2007 Côtes du Rhône blanc, Château de Montfaucon “Comtesse Madeleine” $15.99
This had a straw color. Hegui thought that it was “not bad.” Stevie felt that it was flat initially but that it gradually opened up. It had a clean taste, not much body. We’d try this again but not rush to find it.
2007 Côtes du Rhône Villages, Andre Andrieux et Fils $13.99
This was a very dark red, almost purple, color. It had a lot of tannin which gave it a somewhat bitter taste but a creamy texture. Also a bit sour but with notes of butterscotch.
2007 Côtes du Rhône blanc, M Chapoutier “Belleruche” $15
David brought this wine to a party at our house. It has a cool label with long cursive writing and a bunce of raised dots that looked like they could be in braille, telling us a secret message, maybe “this wine is great.” It had a pale yellow color.
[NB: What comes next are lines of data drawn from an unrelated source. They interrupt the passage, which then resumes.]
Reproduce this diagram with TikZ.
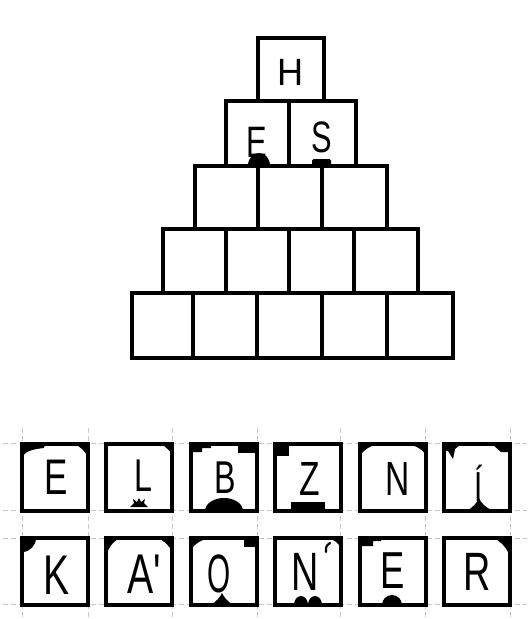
\documentclass[tikz,border=0pt]{standalone}
\usepackage{fontspec}
\newfontfamily\hand[FakeStretch=0.7]{Liberation Sans}
\newfontfamily\handn[FakeStretch=0.55]{Liberation Sans}
\newfontfamily\handw[FakeStretch=0.95]{Liberation Sans}
\newcommand\cTL[2]{\fill (0,0) -- (#1,0) .. controls ({0.55*#1},{0.15*#2}) and ({0.15*#1},{0.55*#2}) .. (0,#2) -- cycle;}
\newcommand\cTR[2]{\fill (66,0) -- ({66-#1},0) .. controls ({66-0.55*#1},{0.15*#2}) and ({66-0.15*#1},{0.55*#2}) .. (66,#2) -- cycle;}
\newcommand\cDome[3]{\fill ({#1-#2},67) arc[start angle=180, end angle=360, x radius=#2, y radius=#3] -- cycle;}
\begin{document}
\begin{tikzpicture}[x=1pt,y=-1pt,
  cell/.style={draw, line width=3.2pt, line join=miter},
  cardbox/.style={draw, line width=3.4pt, fill=white},
  guide/.style={draw=black!22, line width=0.6pt, dash pattern=on 5pt off 3pt},
  clet/.style={inner sep=0pt, anchor=base, font=\hand\fontsize{#1}{#1}\selectfont}]
\useasboundingbox (0,0) rectangle (529,619);
\fill[white] (0,0) rectangle (529,619);
% ---------- pyramid ----------
\draw[cell] (258,38) rectangle (324,101);
\foreach \a/\b in {226/289, 289/356} \draw[cell] (\a,101) rectangle (\b,166);
\foreach \a/\b in {195/258, 258/322, 322/387} \draw[cell] (\a,166) rectangle (\b,229);
\foreach \a/\b in {163/226, 226/289, 289/354, 354/418} \draw[cell] (\a,229) rectangle (\b,293);
\foreach \a/\b in {132/193, 193/257, 257/322, 322/387, 387/453} \draw[cell] (\a,293) rectangle (\b,358);
\fill (248,166) .. controls (248,158) and (253,153) .. (259,153) .. controls (265,153) and (270,158) .. (270,166) -- cycle;
\fill[rounded corners=1.5pt] (312,166) -- (312,159) -- (331,159) -- (331,166) -- cycle;
\node[inner sep=0pt, anchor=base, font=\handw\fontsize{38}{38}\selectfont] (h) at (291,85) {H};
\node[clet=44] (pe) at (257,157) {E};
\node[clet=44] (ps) at (322,152) {S};
% ---------- guide lines ----------
\foreach \y in {443,510,538,604} \draw[guide] (3,\y) -- (527,\y);
\foreach \x in {22,88,172,257,340,425,510} \draw[guide] (\x,428) -- (\x,619);
% ---------- row 1 ----------
\begin{scope}[shift={(22,444)}]
  \path[cardbox] (0,0) rectangle (66,67);
  \fill (0,0) -- (23,0) -- (22,4) .. controls (12,5) and (3,7) .. (0,13) -- cycle;
  \cTR{14}{14}
  \node[clet=50] (c1) at (34,50) {E};
\end{scope}
\begin{scope}[shift={(106,444)}]
  \path[cardbox] (0,0) rectangle (66,67);
  \fill (66,0) -- (51,0) .. controls (59,0) and (66,5) .. (66,12) -- cycle;
  \fill (66,0) -- (56,0) -- (66,9) -- cycle;
  \fill (24,63) -- (28,59) -- (27,55) -- (31,58) -- (33,54) -- (35,58) -- (39,55) -- (38,59) -- (42,63) -- cycle;
  \node[clet=46] (c2) at (37,47) {L};
\end{scope}
\begin{scope}[shift={(191,444)}]
  \path[cardbox] (0,0) rectangle (66,67);
  \fill (0,0) -- (20,0) -- (20,4) -- (11,4) -- (11,8) -- (0,8) -- cycle;
  \fill (47,0) rectangle (66,9);
  \cDome{33}{19}{13}
  \node[clet=46] (c3) at (34,49) {B};
\end{scope}
\begin{scope}[shift={(275,444)}]
  \path[cardbox] (0,0) rectangle (66,67);
  \fill (0,0) rectangle (14,12);
  \fill (16,58) rectangle (50,67);
  \node[clet=48] (c4) at (35,51) {Z};
\end{scope}
\begin{scope}[shift={(360,444)}]
  \path[cardbox] (0,0) rectangle (66,67);
  \cTL{18}{12}
  \cTR{18}{11}
  \node[clet=48] (c5) at (38,51) {N};
\end{scope}
\begin{scope}[shift={(444,444)}]
  \path[cardbox] (0,0) rectangle (66,67);
  \fill (0,0) -- (17,0) -- (11,5) -- (9,15) -- (4,7) -- (0,7) -- cycle;
  \fill (48,0) -- (66,0) -- (66,8) -- (57,8) -- cycle;
  \fill (23,67) .. controls (29,63) and (33,59) .. (35,54) .. controls (37,59) and (41,63) .. (49,67) -- cycle;
  \node[clet=42] (c6) at (35,57) {Í};
\end{scope}
% ---------- row 2 ----------
\begin{scope}[shift={(22,538)}]
  \path[cardbox] (0,0) rectangle (66,67);
  \fill (0,0) -- (14,0) .. controls (14,7.7) and (7.7,14) .. (0,14) -- cycle;
  \node[clet=56] (d1) at (35,56) {K};
\end{scope}
\begin{scope}[shift={(106,538)}]
  \path[cardbox] (0,0) rectangle (66,67);
  \cTL{14}{18}
  \cTR{15}{14}
  \node[clet=56] (d2) at (38,55) {A'};
\end{scope}
\begin{scope}[shift={(191,538)}]
  \path[cardbox] (0,0) rectangle (66,67);
  \cTL{18}{12}
  \fill (53,0) rectangle (66,9);
  \fill (20,67) .. controls (26,63) and (29,59) .. (31,55) .. controls (33,59) and (36,63) .. (42,67) -- cycle;
  \node[inner sep=0pt, anchor=base, font=\handn\fontsize{54}{54}\selectfont] (d3) at (28,54) {O};
\end{scope}
\begin{scope}[shift={(275,538)}]
  \path[cardbox] (0,0) rectangle (66,67);
  \cTR{13}{10}
  \draw[line width=2.2pt, line cap=round] (55,5) .. controls (51,8) .. (51,14);
  \cDome{26}{7}{9}
  \cDome{40}{7}{9}
  \node[clet=54] (d4) at (30,52) {N};
\end{scope}
\begin{scope}[shift={(360,538)}]
  \path[cardbox] (0,0) rectangle (66,67);
  \fill (0,0) -- (21,0) -- (21,3) -- (13,3) -- (13,8) -- (0,8) -- cycle;
  \cDome{32}{10}{10}
  \node[clet=52] (d5) at (33,50) {E};
\end{scope}
\begin{scope}[shift={(444,538)}]
  \path[cardbox] (0,0) rectangle (66,67);
  \cTR{17}{19}
  \node[clet=54] (d6) at (33,52) {R};
\end{scope}
\end{tikzpicture}
\end{document}
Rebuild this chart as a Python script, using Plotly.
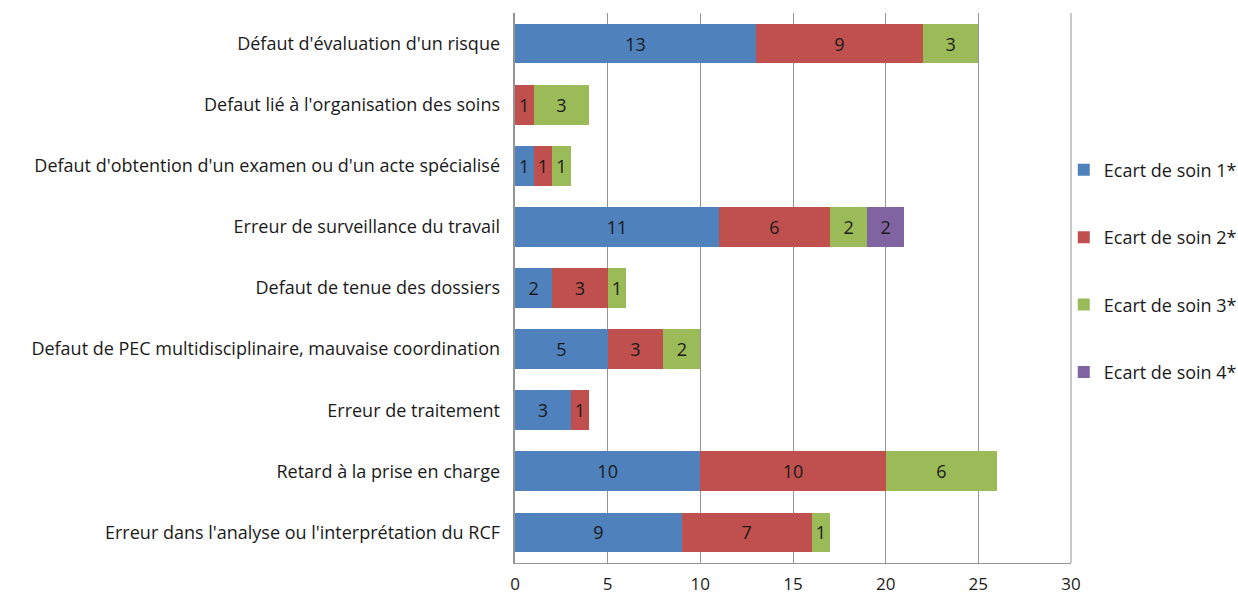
import plotly.graph_objects as go

categories = [
    "Défaut d'évaluation d'un risque",
    "Defaut lié à l'organisation des soins",
    "Defaut d'obtention d'un examen ou d'un acte spécialisé",
    "Erreur de surveillance du travail",
    "Defaut de tenue des dossiers",
    "Defaut de PEC multidisciplinaire, mauvaise coordination",
    "Erreur de traitement",
    "Retard à la prise en charge",
    "Erreur dans l'analyse ou l'interprétation du RCF",
]

ecart1 = [13, None, 1, 11, 2, 5, 3, 10, 9]
ecart2 = [9, 1, 1, 6, 3, 3, 1, 10, 7]
ecart3 = [3, 3, 1, 2, 1, 2, None, 6, 1]
ecart4 = [None, None, None, 2, None, None, None, None, None]

series = [
    ("Ecart de soin 1*", ecart1, "#4F81BD"),
    ("Ecart de soin 2*", ecart2, "#C0504D"),
    ("Ecart de soin 3*", ecart3, "#9BBB59"),
    ("Ecart de soin 4*", ecart4, "#8064A2"),
]

font_family = "'Open Sans', sans-serif"
grid_color = '#949494'

fig = go.Figure()
for i, (name, vals, color) in enumerate(series):
    fig.add_trace(go.Bar(
        y=categories,
        x=vals,
        name=name,
        orientation='h',
        marker=dict(color=color, line=dict(width=0)),
        text=[v if v else "" for v in vals],
        textposition='inside',
        insidetextanchor='middle',
        textangle=0,
        textfont=dict(size=18, color="#1a1a1a", family=font_family),
        legendgroup=f"g{i}",
        hoverinfo='x+name',
    ))

# plotly skips the gridline sitting on the right edge, so draw it here
fig.add_shape(type='line', xref='x domain', yref='y domain',
              x0=1, x1=1, y0=0, y1=1,
              line=dict(color=grid_color, width=1), layer='below')

fig.update_layout(
    barmode='stack',
    bargap=0.35,
    width=1238,
    height=598,
    margin=dict(l=515, r=167, t=13, b=35, autoexpand=False),
    paper_bgcolor='white',
    plot_bgcolor='white',
    font=dict(family=font_family, size=18, color="#1a1a1a"),
    uniformtext=dict(minsize=16, mode='show'),
    xaxis=dict(
        range=[0, 30],
        dtick=5,
        showgrid=True,
        gridcolor=grid_color,
        gridwidth=1,
        showline=True,
        linecolor=grid_color,
        linewidth=1,
        zeroline=False,
        ticks='',
        automargin=False,
        ticklabelstandoff=6,
        tickfont=dict(size=17),
    ),
    yaxis=dict(
        autorange='reversed',
        showline=True,
        linecolor=grid_color,
        linewidth=2,
        ticks='',
        automargin=False,
        ticksuffix='  ',
        tickfont=dict(size=18),
    ),
    legend=dict(
        x=0.987,
        y=0.748,
        xanchor='left',
        yanchor='top',
        tracegroupgap=41,
        bgcolor='rgba(0,0,0,0)',
        font=dict(size=18),
        itemwidth=30,
    ),
)

# drop the default body margin so the figure sits at the page corner
fig.write_html(
    "out.html",
    config={"displayModeBar": False},
    post_script="document.body.style.margin='0px';",
)
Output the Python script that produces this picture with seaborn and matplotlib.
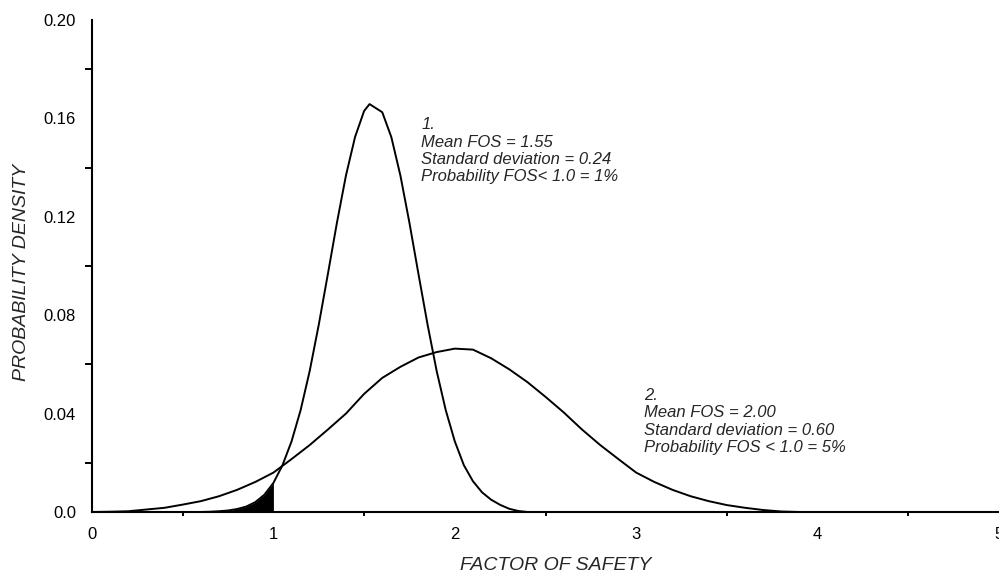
import numpy as np
import pandas as pd
import matplotlib
matplotlib.use("Agg")
import matplotlib.pyplot as plt
import seaborn as sns
from matplotlib.ticker import MultipleLocator, FixedLocator

# ---- data ----
fos1 = [0.60, 0.65, 0.70, 0.75, 0.80, 0.85, 0.90, 0.95, 1.00, 1.05, 1.10, 1.15,
        1.20, 1.25, 1.30, 1.35, 1.40, 1.45, 1.50, 1.53, 1.60, 1.65, 1.70, 1.75,
        1.80, 1.85, 1.90, 1.95, 2.00, 2.05, 2.10, 2.15, 2.20, 2.25, 2.30, 2.35, 2.40]
dens1 = [0.0000, 0.0001, 0.0003, 0.0006, 0.0012, 0.0022, 0.0040, 0.0070, 0.0118,
         0.0190, 0.0287, 0.0414, 0.0573, 0.0761, 0.0966, 0.1175, 0.1368, 0.1524,
         0.1630, 0.1658, 0.1625, 0.1524, 0.1368, 0.1175, 0.0966, 0.0761, 0.0573,
         0.0414, 0.0287, 0.0190, 0.0125, 0.0080, 0.0050, 0.0029, 0.0013, 0.0004,
         0.0000]

fos2 = [0.0, 0.1, 0.2, 0.3, 0.4, 0.5, 0.6, 0.7, 0.8, 0.9, 1.0, 1.1, 1.2, 1.3,
        1.4, 1.5, 1.6, 1.7, 1.8, 1.9, 2.0, 2.1, 2.2, 2.3, 2.4, 2.5, 2.6, 2.7,
        2.8, 2.9, 3.0, 3.1, 3.2, 3.3, 3.4, 3.5, 3.6, 3.7, 3.8, 3.9]
dens2 = [0.0000, 0.0001, 0.0003, 0.0010, 0.0017, 0.0030, 0.0044, 0.0064, 0.0090,
         0.0122, 0.0160, 0.0215, 0.0272, 0.0335, 0.0400, 0.0480, 0.0545, 0.0590,
         0.0628, 0.0650, 0.0664, 0.0660, 0.0625, 0.0580, 0.0528, 0.0468, 0.0405,
         0.0336, 0.0273, 0.0216, 0.0160, 0.0122, 0.0090, 0.0064, 0.0044, 0.0028,
         0.0017, 0.0008, 0.0002, 0.0000]

fail_limit = 1.0

y_ticks = [0.0, 0.04, 0.08, 0.12, 0.16, 0.20]
y_tick_labels = ["0.0", "0.04", "0.08", "0.12", "0.16", "0.20"]
x_ticks = [0, 1, 2, 3, 4, 5]
x_tick_labels = ["0", "1", "2", "3", "4", "5"]

note1 = "1.\nMean FOS = 1.55\nStandard deviation = 0.24\nProbability FOS< 1.0 = 1%"
note2 = "2.\nMean FOS = 2.00\nStandard deviation = 0.60\nProbability FOS < 1.0 = 5%"

x_label = "FACTOR OF SAFETY"
y_label = "PROBABILITY DENSITY"

# ---- plotting ----
sns.set_style("white")
plt.rcParams["font.family"] = ["Liberation Sans", "DejaVu Sans"]

fig = plt.figure(figsize=(9.99, 5.75), dpi=100)
ax = fig.add_axes([0.0921, 0.1096, 0.9079, 0.8557])

df1 = pd.DataFrame({"fos": fos1, "dens": dens1})
df2 = pd.DataFrame({"fos": fos2, "dens": dens2})

sns.lineplot(data=df1, x="fos", y="dens", ax=ax, color="black", lw=1.4,
             estimator=None, sort=True, clip_on=False)
sns.lineplot(data=df2, x="fos", y="dens", ax=ax, color="black", lw=1.4,
             estimator=None, sort=True, clip_on=False)

f1 = np.array(fos1)
d1 = np.array(dens1)
mask = f1 <= fail_limit
ax.fill_between(f1[mask], 0, d1[mask], color="black", lw=0)

ax.set_xlim(0, 5)
ax.set_ylim(0, 0.20)

ax.xaxis.set_major_locator(FixedLocator(x_ticks))
ax.set_xticklabels(x_tick_labels)
ax.xaxis.set_minor_locator(MultipleLocator(0.5))
ax.yaxis.set_major_locator(FixedLocator(y_ticks))
ax.set_yticklabels(y_tick_labels)
ax.yaxis.set_minor_locator(MultipleLocator(0.02))

for s in ["top", "right"]:
    ax.spines[s].set_visible(False)
for s in ["left", "bottom"]:
    ax.spines[s].set_linewidth(1.5)
    ax.spines[s].set_color("black")

ax.tick_params(axis="y", which="major", direction="out", length=10, width=1.4,
               pad=1.5, labelsize=12, colors="black")
ax.tick_params(axis="y", which="minor", direction="out", length=5, width=1.4,
               colors="black", left=True)
ax.tick_params(axis="x", which="major", direction="out", length=6, width=1.4,
               pad=5, labelsize=12, colors="black")
ax.tick_params(axis="x", which="minor", direction="out", length=3, width=1.4,
               colors="black", bottom=True)

ax.set_xlabel("")
ax.set_ylabel("")
fig.text(556 / 999, 1 - 566 / 575, x_label, ha="center", va="center",
         fontsize=14, style="italic")
fig.text(22 / 999, 1 - 272 / 575, y_label, ha="center", va="center",
         rotation=90, fontsize=14, style="italic")

ax.text(1.815, 0.1605, note1, ha="left", va="top", fontsize=12,
        style="italic", linespacing=1.2)
ax.text(3.043, 0.0505, note2, ha="left", va="top", fontsize=12,
        style="italic", linespacing=1.2)

fig.savefig("out.png", dpi=100)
D thought the aroma of lychee. It tasted creamy, had a long finish. Basically it was very good. I’d tried the 2006 version but it was insipid. I’d buy this one.
2007 Costières de Nîmes blanc, Château L’Ermitage $10.99
Thisone is a pale golden yellow color with an apple-y, honeysuckle aroma. Hegui thought that it was “yummy!” It had flavors of stone fruit: apricot, peach and nectarine. The wine had a wonderful feel on the tongue and lingered. Unfortunately by the time we opened this bottle, our local wine store had already sold out. It makes sense. This wine is amazing and the price is right. If you happen across it, don’t wait! Open your checkbooks immediately.